# [DATA LINES]
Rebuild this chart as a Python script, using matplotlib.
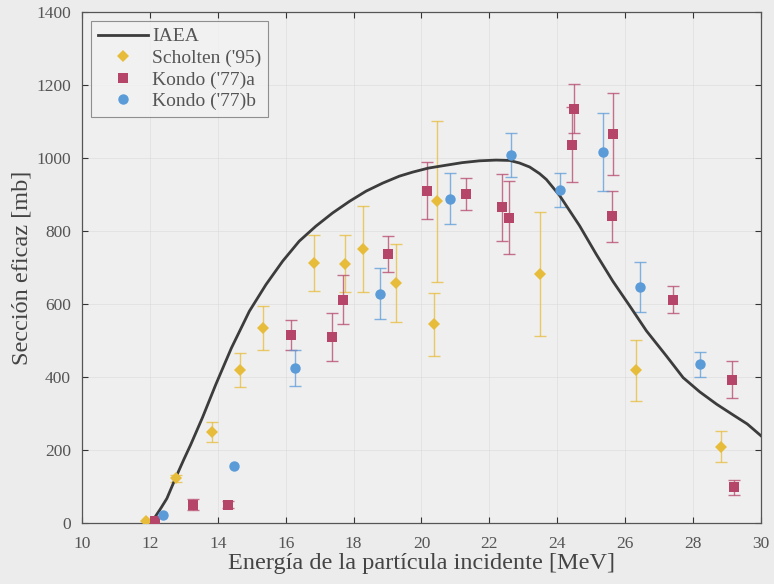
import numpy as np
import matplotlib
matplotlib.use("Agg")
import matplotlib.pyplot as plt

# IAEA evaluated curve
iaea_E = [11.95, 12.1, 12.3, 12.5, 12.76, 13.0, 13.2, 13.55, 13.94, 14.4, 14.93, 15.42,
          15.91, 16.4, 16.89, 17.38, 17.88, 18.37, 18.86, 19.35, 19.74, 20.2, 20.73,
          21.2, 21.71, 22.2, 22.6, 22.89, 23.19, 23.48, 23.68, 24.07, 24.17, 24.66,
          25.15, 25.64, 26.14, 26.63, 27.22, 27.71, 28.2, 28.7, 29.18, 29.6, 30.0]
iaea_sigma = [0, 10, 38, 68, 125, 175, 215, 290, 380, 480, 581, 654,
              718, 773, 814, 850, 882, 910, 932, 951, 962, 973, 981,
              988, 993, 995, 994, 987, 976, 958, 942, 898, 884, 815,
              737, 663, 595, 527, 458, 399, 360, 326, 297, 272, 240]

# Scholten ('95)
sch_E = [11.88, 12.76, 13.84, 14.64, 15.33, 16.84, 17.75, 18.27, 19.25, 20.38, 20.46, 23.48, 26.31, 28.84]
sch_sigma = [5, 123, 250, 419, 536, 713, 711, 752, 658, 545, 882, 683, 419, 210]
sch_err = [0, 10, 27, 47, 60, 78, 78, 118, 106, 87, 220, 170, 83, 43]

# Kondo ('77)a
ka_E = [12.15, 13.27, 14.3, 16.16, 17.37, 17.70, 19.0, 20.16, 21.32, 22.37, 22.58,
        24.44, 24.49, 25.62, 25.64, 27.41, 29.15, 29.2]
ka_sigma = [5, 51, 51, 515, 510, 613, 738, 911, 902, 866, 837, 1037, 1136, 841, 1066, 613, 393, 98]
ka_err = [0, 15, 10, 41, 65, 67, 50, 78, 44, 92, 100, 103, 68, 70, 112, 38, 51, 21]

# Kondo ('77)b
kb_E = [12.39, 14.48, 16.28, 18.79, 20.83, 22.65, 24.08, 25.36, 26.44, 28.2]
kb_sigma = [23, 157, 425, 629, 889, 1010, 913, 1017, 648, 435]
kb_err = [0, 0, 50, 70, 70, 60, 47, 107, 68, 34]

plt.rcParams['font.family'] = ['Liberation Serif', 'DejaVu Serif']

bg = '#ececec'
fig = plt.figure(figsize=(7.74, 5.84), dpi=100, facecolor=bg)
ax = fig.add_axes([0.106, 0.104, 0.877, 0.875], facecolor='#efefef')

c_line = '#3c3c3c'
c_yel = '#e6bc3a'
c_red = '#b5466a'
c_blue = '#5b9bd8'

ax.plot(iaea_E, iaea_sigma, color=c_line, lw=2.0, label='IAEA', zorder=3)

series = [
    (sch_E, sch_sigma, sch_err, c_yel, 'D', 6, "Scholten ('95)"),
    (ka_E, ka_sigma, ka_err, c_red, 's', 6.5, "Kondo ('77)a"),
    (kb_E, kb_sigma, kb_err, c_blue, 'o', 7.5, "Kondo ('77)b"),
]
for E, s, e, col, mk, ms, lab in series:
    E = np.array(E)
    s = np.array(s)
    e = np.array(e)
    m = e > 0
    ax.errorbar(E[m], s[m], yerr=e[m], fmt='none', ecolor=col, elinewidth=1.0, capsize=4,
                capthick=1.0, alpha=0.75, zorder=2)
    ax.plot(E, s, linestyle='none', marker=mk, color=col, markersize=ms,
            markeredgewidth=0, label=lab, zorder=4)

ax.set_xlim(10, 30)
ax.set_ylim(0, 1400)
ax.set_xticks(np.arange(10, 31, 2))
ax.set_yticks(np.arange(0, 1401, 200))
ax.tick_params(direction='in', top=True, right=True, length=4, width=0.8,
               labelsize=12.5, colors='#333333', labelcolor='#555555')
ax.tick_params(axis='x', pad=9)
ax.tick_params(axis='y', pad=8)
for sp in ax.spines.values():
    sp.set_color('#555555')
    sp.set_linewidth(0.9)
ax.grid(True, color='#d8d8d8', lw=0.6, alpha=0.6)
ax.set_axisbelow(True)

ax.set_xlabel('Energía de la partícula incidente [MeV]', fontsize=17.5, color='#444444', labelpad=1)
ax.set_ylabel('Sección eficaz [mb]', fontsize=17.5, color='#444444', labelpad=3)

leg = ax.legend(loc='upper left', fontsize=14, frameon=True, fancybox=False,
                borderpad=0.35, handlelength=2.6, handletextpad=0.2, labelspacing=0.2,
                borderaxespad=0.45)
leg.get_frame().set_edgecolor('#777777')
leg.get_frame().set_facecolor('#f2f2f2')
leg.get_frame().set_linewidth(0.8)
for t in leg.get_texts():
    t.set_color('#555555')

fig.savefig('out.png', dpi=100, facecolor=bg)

# [WORK TO DO]
List all lines above in which the string "matplotlib" appears.

# [THE REPLY]
Rebuild this chart as a Python script, using matplotlib.
import matplotlib
matplotlib.use("Agg")
import matplotlib.pyplot as plt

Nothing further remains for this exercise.